The army's failure lay in the assumption that it could transplant to Indochina the operational methods that had been successful in the European battle theaters of World War II. The army's orientation toward mid-intensity, or conventional, war and a reliance on high volumes of firepower to minimize casualties proved ill-suited to the war the Vietnamese Communist forces chose to fight. Theirs was a war of insurgency, of small attacks and skirmishes, of jungles and mountains. Counterinsurgency requires light infantry formations, firepower restraint, and the resolution of political and social problems within the nation targeted by the insurgents, Krepinevich contends. To the very end, top American military commanders refused to place emphasis on this.

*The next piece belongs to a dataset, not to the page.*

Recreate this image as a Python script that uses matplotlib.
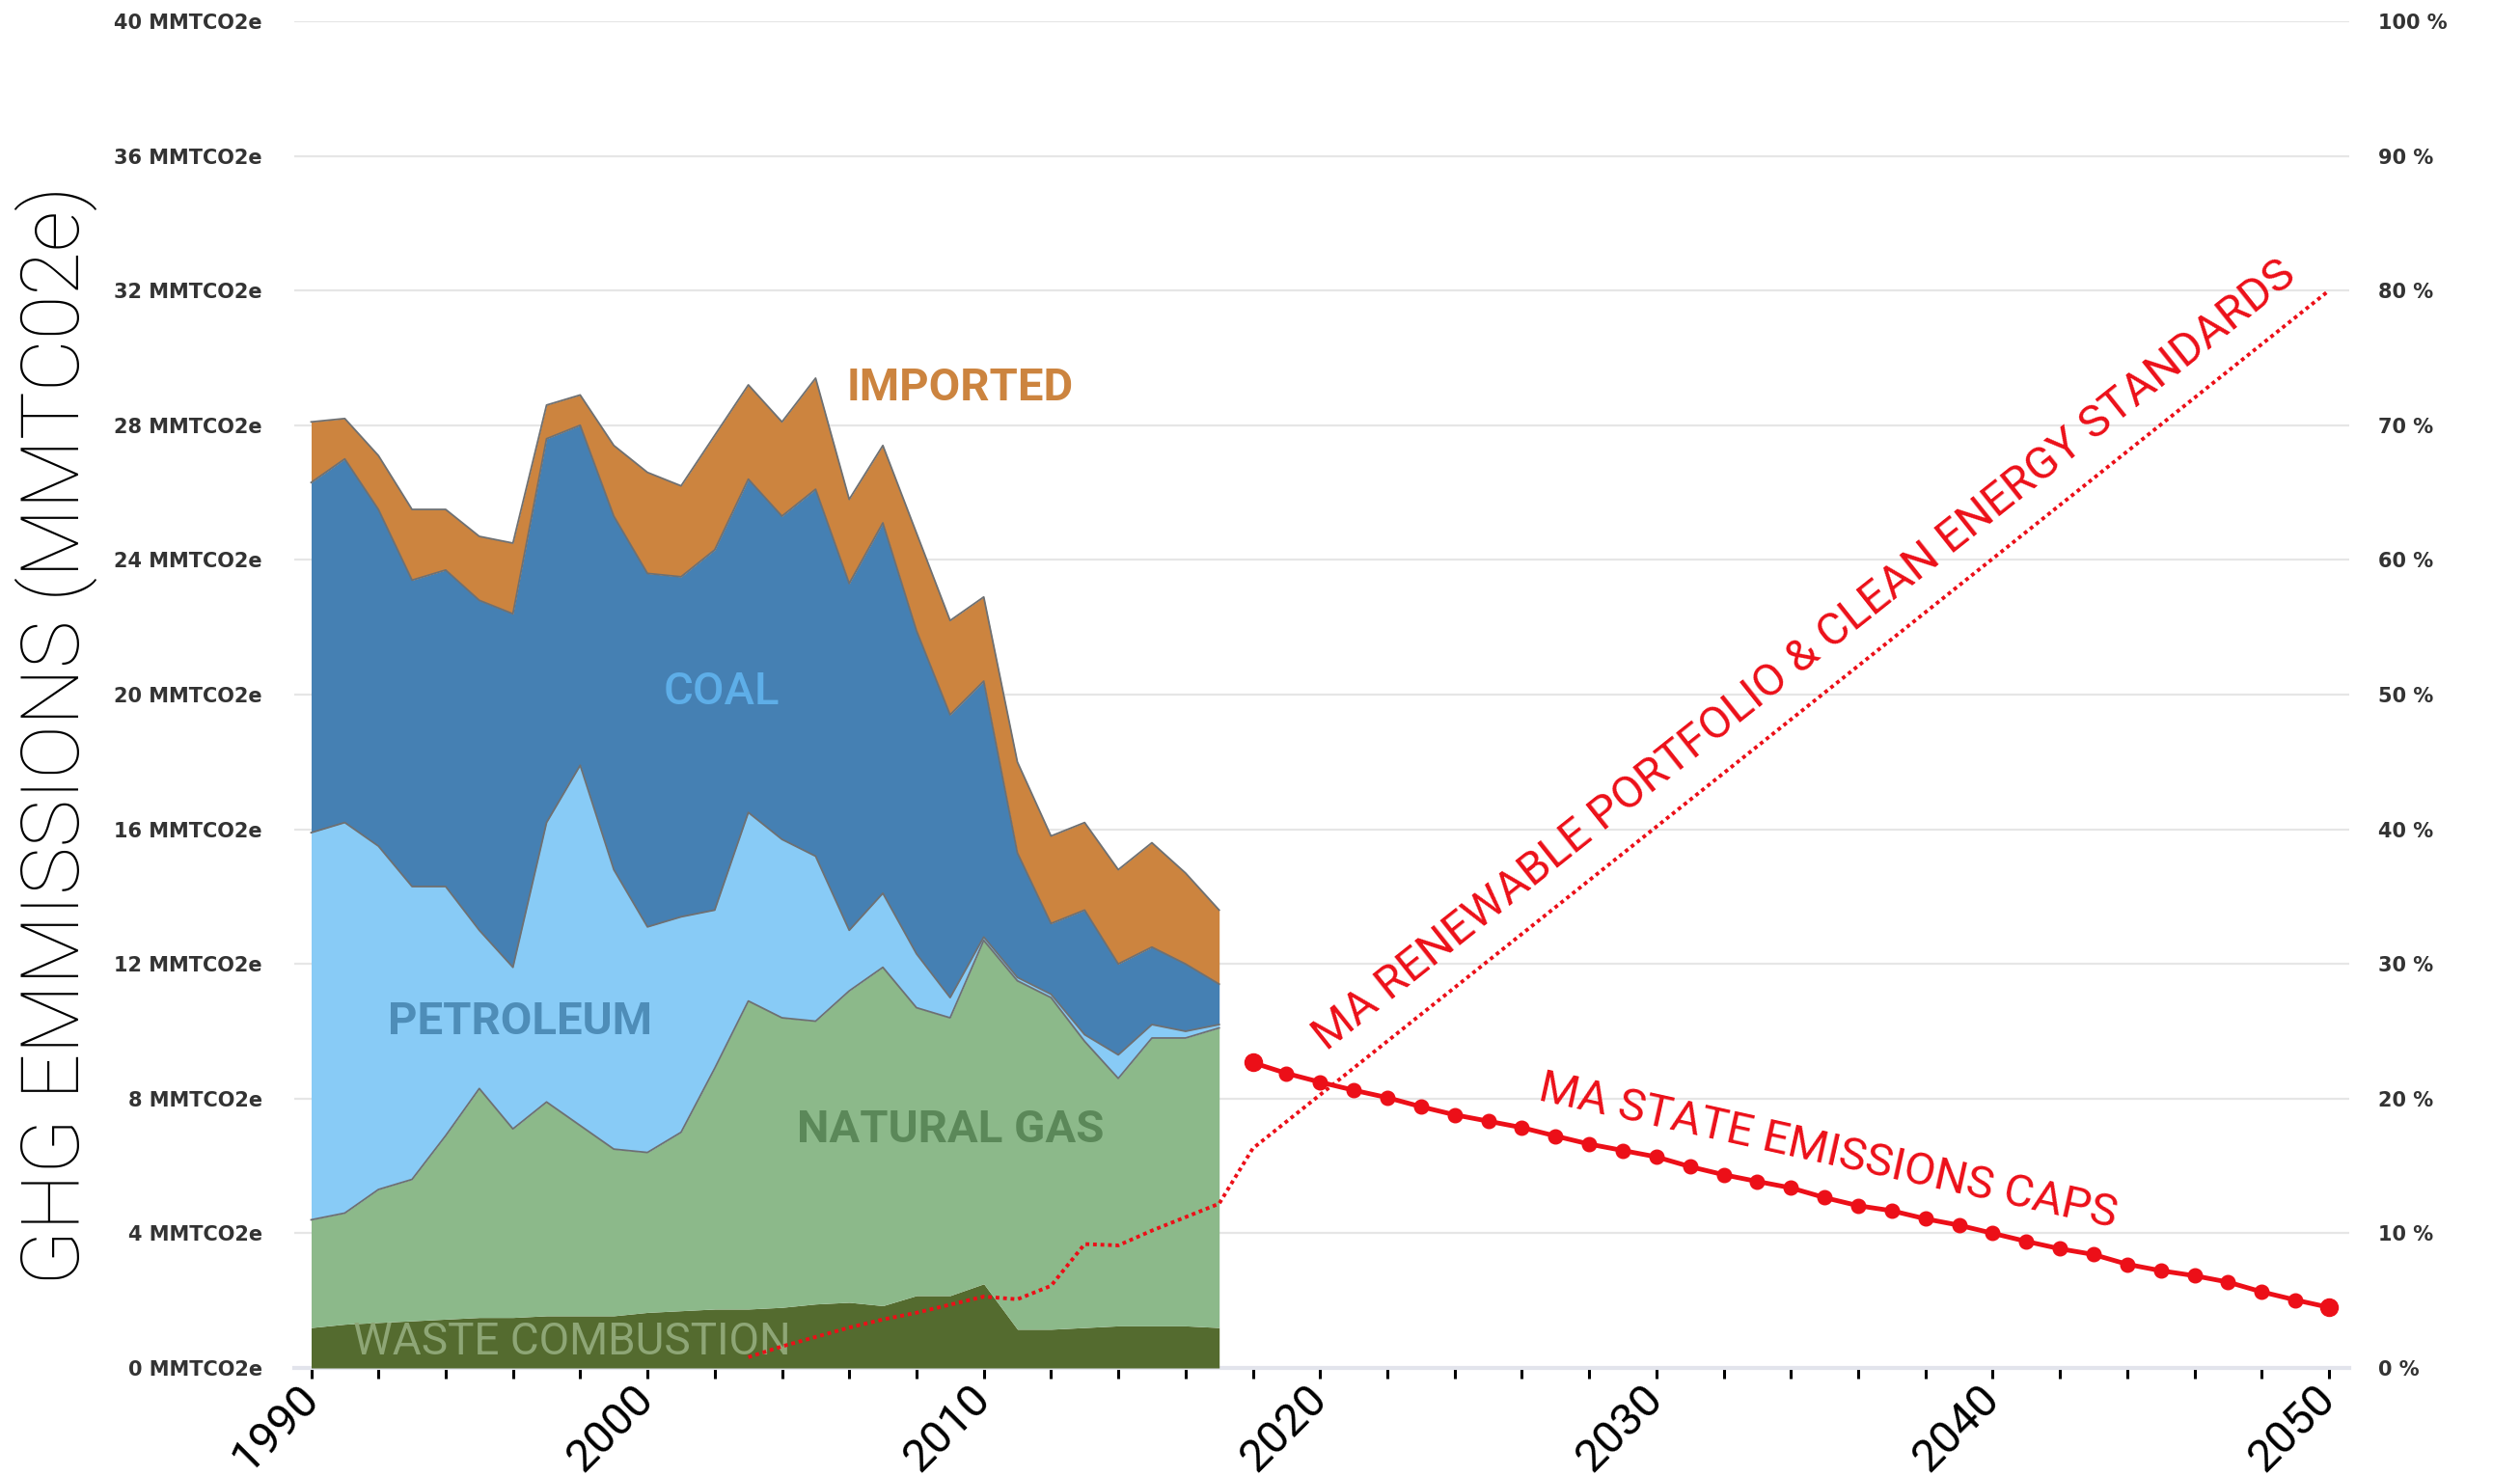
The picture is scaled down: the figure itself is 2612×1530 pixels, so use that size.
import matplotlib
matplotlib.use('Agg')
import matplotlib.pyplot as plt
import numpy as np

# stacked emission sources, 1990-2017 (cumulative tops, MMTCO2e)
years = np.arange(1990, 2018)
waste_top = [1.2, 1.3, 1.35, 1.4, 1.45, 1.5, 1.5, 1.55, 1.55, 1.55, 1.65, 1.7, 1.75, 1.75,
             1.8, 1.9, 1.95, 1.85, 2.15, 2.15, 2.5, 1.15, 1.15, 1.2, 1.25, 1.25, 1.25, 1.2]
gas_top = [4.4, 4.6, 5.3, 5.6, 6.9, 8.3, 7.1, 7.9, 7.2, 6.5, 6.4, 7.0, 8.9, 10.9,
           10.4, 10.3, 11.2, 11.9, 10.7, 10.4, 12.7, 11.5, 11.0, 9.7, 8.6, 9.8, 9.8, 10.1]
petro_top = [15.9, 16.2, 15.5, 14.3, 14.3, 13.0, 11.9, 16.2, 17.9, 14.8, 13.1, 13.4, 13.6, 16.5,
             15.7, 15.2, 13.0, 14.1, 12.3, 11.0, 12.8, 11.6, 11.1, 9.9, 9.3, 10.2, 10.0, 10.2]
coal_top = [26.3, 27.0, 25.5, 23.4, 23.7, 22.8, 22.4, 27.6, 28.0, 25.3, 23.6, 23.5, 24.3, 26.4,
            25.3, 26.1, 23.3, 25.1, 21.9, 19.4, 20.4, 15.3, 13.2, 13.6, 12.0, 12.5, 12.0, 11.4]
imported_top = [28.1, 28.2, 27.1, 25.5, 25.5, 24.7, 24.5, 28.6, 28.9, 27.4, 26.6, 26.2, 27.7, 29.2,
                28.1, 29.4, 25.8, 27.4, 24.8, 22.2, 22.9, 18.0, 15.8, 16.2, 14.8, 15.6, 14.7, 13.6]

# state emission caps (MMTCO2e)
cap_years = np.arange(2018, 2051)
caps = [9.07, 8.75, 8.49, 8.25, 8.03, 7.76, 7.52, 7.33, 7.14, 6.89, 6.65, 6.46, 6.27,
        5.98, 5.74, 5.54, 5.35, 5.06, 4.82, 4.67, 4.43, 4.24, 4.0, 3.76, 3.54, 3.37,
        3.08, 2.89, 2.74, 2.55, 2.26, 2.02, 1.80]

# renewable portfolio & clean energy standard (%)
rps_years = [2003, 2004, 2005, 2006, 2007, 2008, 2009, 2010, 2011, 2012, 2013, 2014,
             2015, 2016, 2017, 2018, 2050]
rps_pct = [0.8, 1.6, 2.3, 3.0, 3.6, 4.1, 4.7, 5.3, 5.1, 6.1, 9.2, 9.1,
           10.2, 11.2, 12.2, 16.3, 80.0]

left_ticks = np.arange(0, 41, 4)
right_ticks = np.arange(0, 101, 10)
decades = [1990, 2000, 2010, 2020, 2030, 2040, 2050]

rob = ['Roboto', 'DejaVu Sans']
red = '#ec0f18'

fig = plt.figure(figsize=(26.12, 15.30), dpi=100)
ax = fig.add_axes([0.1168, 0.0732, 0.8154, 0.9124])
ax2 = ax.twinx()

ax.set_xlim(1989.5, 2050.6)
ax.set_ylim(0, 40)
ax2.set_ylim(0, 100)

layers = [(np.zeros(len(years)), waste_top, '#546b2f'),
          (waste_top, gas_top, '#8cb98a'),
          (gas_top, petro_top, '#88cbf6'),
          (petro_top, coal_top, '#4580b3'),
          (coal_top, imported_top, '#cc843f')]
for lo, hi, c in layers:
    ax.fill_between(years, lo, hi, color=c, lw=0, zorder=2)
for top in [gas_top, petro_top, coal_top, imported_top]:
    ax.plot(years, top, color='#6e7072', lw=1.3, zorder=3)

# area labels
ax.text(2009.3, 29.1, 'IMPORTED', color='#cc843f', fontsize=34, fontweight='bold',
        family=rob, ha='center', va='center', zorder=4)
ax.text(2002.2, 20.1, 'COAL', color='#5eaee8', fontsize=34, fontweight='medium',
        family=rob, ha='center', va='center', zorder=4)
ax.text(1996.2, 10.3, 'PETROLEUM', color='#4e8db8', fontsize=34, fontweight='bold',
        family=rob, ha='center', va='center', zorder=4)
ax.text(2009.0, 7.08, 'NATURAL GAS', color='#5b8859', fontsize=34, fontweight='bold',
        family=rob, ha='center', va='center', zorder=4)
ax.text(1997.75, 0.78, 'WASTE COMBUSTION', color='#8ea676', fontsize=33,
        family=rob, ha='center', va='center', zorder=4)

# policy lines
ax.plot(cap_years, caps, color=red, lw=3.5, marker='o', ms=10.5, zorder=5)
ax.plot([cap_years[0], cap_years[-1]], [caps[0], caps[-1]], ls='none', marker='o',
        ms=13, color=red, zorder=6)
ax2.plot(rps_years, rps_pct, color=red, lw=2.8, ls=(0, (1, 1)), zorder=5)

ax.text(2034.4, 21.15, 'MA RENEWABLE PORTFOLIO & CLEAN ENERGY STANDARDS', color=red,
        fontsize=34, family=rob, rotation=38.5, rotation_mode='anchor',
        ha='center', va='center', zorder=6)
ax.text(2035.1, 6.42, 'MA STATE EMISSIONS CAPS', color=red,
        fontsize=34, family=rob, rotation=-12.5, rotation_mode='anchor',
        ha='center', va='center', zorder=6)

# axes styling
for a in (ax, ax2):
    for s in a.spines.values():
        s.set_visible(False)
ax.spines['bottom'].set_visible(True)
ax.spines['bottom'].set_color('#e2e4ec')
ax.spines['bottom'].set_linewidth(3)
ax.spines['bottom'].set_zorder(1)

ax.set_yticks(left_ticks)
ax.set_yticklabels([f'{v} MMTCO2e' for v in left_ticks])
ax.tick_params(axis='y', length=0, pad=24, labelsize=15, labelcolor='#333333')
for lab in ax.get_yticklabels():
    lab.set_fontweight('bold')
ax.grid(axis='y', color='#e6e6e6', lw=1.6, zorder=0)
ax.set_axisbelow(True)

ax2.set_yticks(right_ticks)
ax2.set_yticklabels([f'{v} %' for v in right_ticks])
ax2.tick_params(axis='y', length=0, pad=22, labelsize=15, labelcolor='#333333')
for lab in ax2.get_yticklabels():
    lab.set_fontweight('bold')

ax.set_xticks(np.arange(1990, 2051, 2))
ax.set_xticklabels([str(y) if y in decades else '' for y in range(1990, 2051, 2)],
                   rotation=45, ha='right', va='center', rotation_mode='anchor')
ax.tick_params(axis='x', direction='out', length=8, width=2.2, color='black',
               labelsize=34, labelcolor='black', pad=10)
for lab in ax.get_xticklabels():
    lab.set_family(rob)

fig.text(0.0222, 0.502, 'GHG EMMISSIONS (MMTC02e)', rotation=90, fontsize=60,
         family=rob, fontweight='light', ha='center', va='center', color='black')

fig.savefig('out.png', dpi=100)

Krepinevich documents the deep and growing division between the American military and civilian leaders over the very nature of the war being fought. More troubling is the division within the U.S. Army itself. Through extensive research in recently declassified material and interviews with officers and men with battlefield experience, he shows that those engaged in the actual combat understood early on that they were involved in a different kind of conflict. Their reports and urgings were discounted by the generals, who pressed on with a mid-intensity war that brought devastation but little success.

The Army and Vietnam provides the most thorough analysis of the U.S. Army's role in the Vietnam War yet to appear. Krepinevich demonstrates with drilling persuasiveness the multitude of ways in which the army was unprepared to fight its most recept war – and why it remains unprepared to fight a similar one any time in the near future.